|Mollie Loeffler addresses supporters.|
Mason District voters elected Penny Gross to a sixth term on the Fairfax County Board of Supervisors Nov. 3 with 57.2 percent of the vote. Mollie Loeffler, a community activist running as an independent, got 42.2 percent of the vote.
Loeffler won in four precincts: Barcroft (60.9 percent), Ravenwood (57.5 percent), Sleepy Hollow (53.3 percent), and Poe (52.8 percent).
Loeffler managed to raise $40,000, nearly all of it in small contributions from local residents, along with a $2,000 donation from former supervisor Tom Davis, while the Gross campaign spent over $246,000.
“It was a tremendous grassroots effort,” said Loeffler’s campaign manager Debbie Smith. “We’re proud to have run a positive and classy campaign with integrity and stayed focused on the issues – land use, schools, and Seven Corners.”
“We didn’t resort to smear tactics or manipulate the facts,” Smith said. She was referring to the misleading flyers sent to voters by the Gross campaign accusing Loeffler, falsely, of being connected with the Tea Party and claiming an endorsement by the Washington Post. The Post had endorsed Gross in the primary, but not in the general election.
Roger Morse, a consultant to the Loeffler campaign, blamed the loss on apathy.
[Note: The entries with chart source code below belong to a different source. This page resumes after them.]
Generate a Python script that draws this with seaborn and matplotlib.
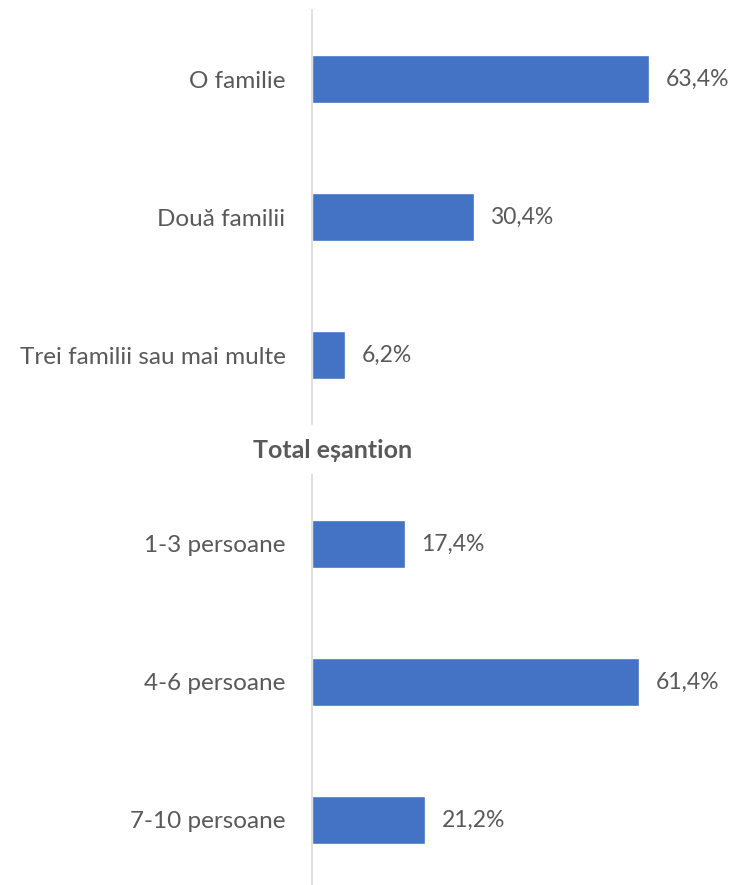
import matplotlib
matplotlib.use("Agg")
import matplotlib.pyplot as plt
import seaborn as sns
import pandas as pd

sns.set_theme(style="white")
plt.rcParams['font.family'] = ['Lato', 'DejaVu Sans']

families_labels = ["O familie", "Două familii", "Trei familii sau mai multe"]
families_values = [63.4, 30.4, 6.2]
persons_labels = ["1-3 persoane", "4-6 persoane", "7-10 persoane"]
persons_values = [17.4, 61.4, 21.2]
section_title = "Total eșantion"

BAR = "#4472C4"
TXT = "#595959"
AX = "#D9D9D9"

W, H = 736, 885
fig = plt.figure(figsize=(W / 100, H / 100), dpi=100)

left = 312 / W
width = 424 / W
xmax = 424 / 5.32

ax1 = fig.add_axes([left, (H - 424) / H, width, 414 / H])
ax2 = fig.add_axes([left, (H - 889) / H, width, 414 / H])


def draw(ax, labels, values):
    df = pd.DataFrame({"cat": labels, "val": values})
    sns.barplot(data=df, y="cat", x="val", orient="h", color=BAR, width=0.355,
                saturation=1, ax=ax)
    ax.set_xlim(0, xmax)
    ax.set_ylim(2.5, -0.5)
    ax.set_xlabel("")
    ax.set_ylabel("")
    ax.set_xticks([])
    for s in ["top", "right", "bottom"]:
        ax.spines[s].set_visible(False)
    ax.spines["left"].set_color(AX)
    ax.spines["left"].set_linewidth(1.2)
    ax.tick_params(axis="y", length=0, pad=19, labelsize=17.5, labelcolor=TXT)
    for c in ax.containers:
        ax.bar_label(c, labels=[f"{v:.1f}%".replace(".", ",") for v in c.datavalues],
                     padding=12, fontsize=16.5, color=TXT)
    ax.patch.set_alpha(0)


draw(ax1, families_labels, families_values)
draw(ax2, persons_labels, persons_values)

fig.text(333 / W, 1 - 450 / H, section_title, ha="center", va="center",
         fontsize=18, fontweight="bold", color=TXT)

fig.savefig("out.png", dpi=100)
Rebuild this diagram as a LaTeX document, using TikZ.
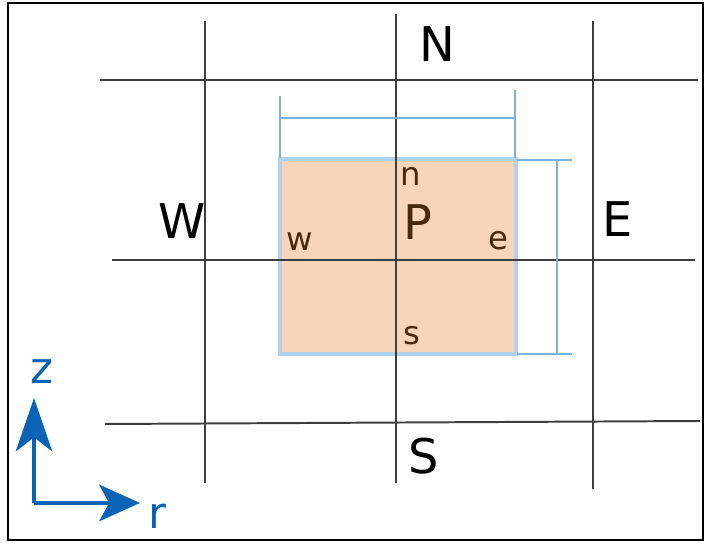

Noting that Gross was elected by less than 16 percent of registered voters in Mason, Morse said, “if more people cared enough to vote, they could have made a difference.” Total voter turnout in Mason was 29 percent. [The Annandale Blogger would have liked to have had the opportunity to cover Penny Gross’s election night statement, but was barred from the Gross campaign headquarters, despite being a member of the Mason Democratic Committee.]
In other election results, school board candidate Dalia Palchik beat incumbent Patty Reed in the Providence District, which includes part of the Falls Church High School area, with 58.2 percent of the vote. Reed, who was endorsed by the Republican Committee, had also been endorsed by an extremist anti-gay group, the Traditional Values Coalition, for her failure to vote for a school board policy to protect the rights of transgendered students. [School board positions are considered non-partisan, but candidates are endorsed by a party.]
In the Braddock District supervisor race, the Republican incumbent, John Cook, was re-elected, beating Democratic challenger Janet Oleszek 51.6 percent to 45.6 percent.
Other supervisors re-elected include Democrats John Foust (Dranesville), Catherine Hudgins (Hunter Mill), Jeff McKay (Lee), and Linda Smyth (Providence) and Republican Pat Herrity (Springfield).
Two Democrats were elected to open seats on the BoS: Dan Storck (Mount Vernon) and Cathy Smith (Sully). Both are currently on the school board.
Board chair Sharon Bulova (D) was re-elected with 59.8 percent, beating Republican Arthur Purves (34 percent) and Glenda Parker (Independent Green Party) with 5.9 percent.
Mason school board member Sandy Evans, who was unopposed, was re-elected. Two of the three at-large school board members were re-elected: Ryan McElveen and Ilryong Moon. At-large member Ted Velkoff lost his seat to Jeanette Hough.
Incumbents re-elected to the school board include Megan McLaughlin (Braddock), Jane Strauss (Dranesville), Pat Hynes (Hunter Mill), Tamara Kaufax (Lee), and Elizabeth Schultz (Springfield).
Karen Corbett Sanders won an open seat on the school board in Mount Vernon and Thomas Wilson won the open spot in Sully.
All but three of those elected to the school board Nov. 3 were endorsed by the Democratic Committee. Schultz, Hough, and Wilson were endorsed by the Republican Committee.
With regard to the General Assembly, all of the incumbents who serve at least a part of Mason District were re-elected, including Sen. Minority Leader Dick Saslaw, Sen. Dave Marsden, Del. Kaye Kory, Del. Vivian Watts, and Del. Alfonso Lopez. All of them are Democrats.
Saslaw got 74.5 percent compared to Terry Modglin (IG) with 24 percent. Marsden beat his Republican opponent David Bergman 55.4 percent to 44.5 percent. Kory beat IG candidate James Leslie 73.9 percent to 25.1 percent. Watts and Lopez were unopposed.
Republicans maintained their majority in both houses, dashing Democrats’ hopes that the Senate could have flipped in their favor.
Fairfax County Sheriff Stacey Kincaid (D) held on to her seat with 58 percent of the vote compared to 41.8 percent for challenger Bryan Wolfe (R). Clerk of the Court John Frey (R) was re-elected with 48 percent of the vote, beating Bettina Lawton (D) who got 46.1 percent.
Both Fairfax County bond issues – on schools and public safety – passed with more than 73 percent of the vote.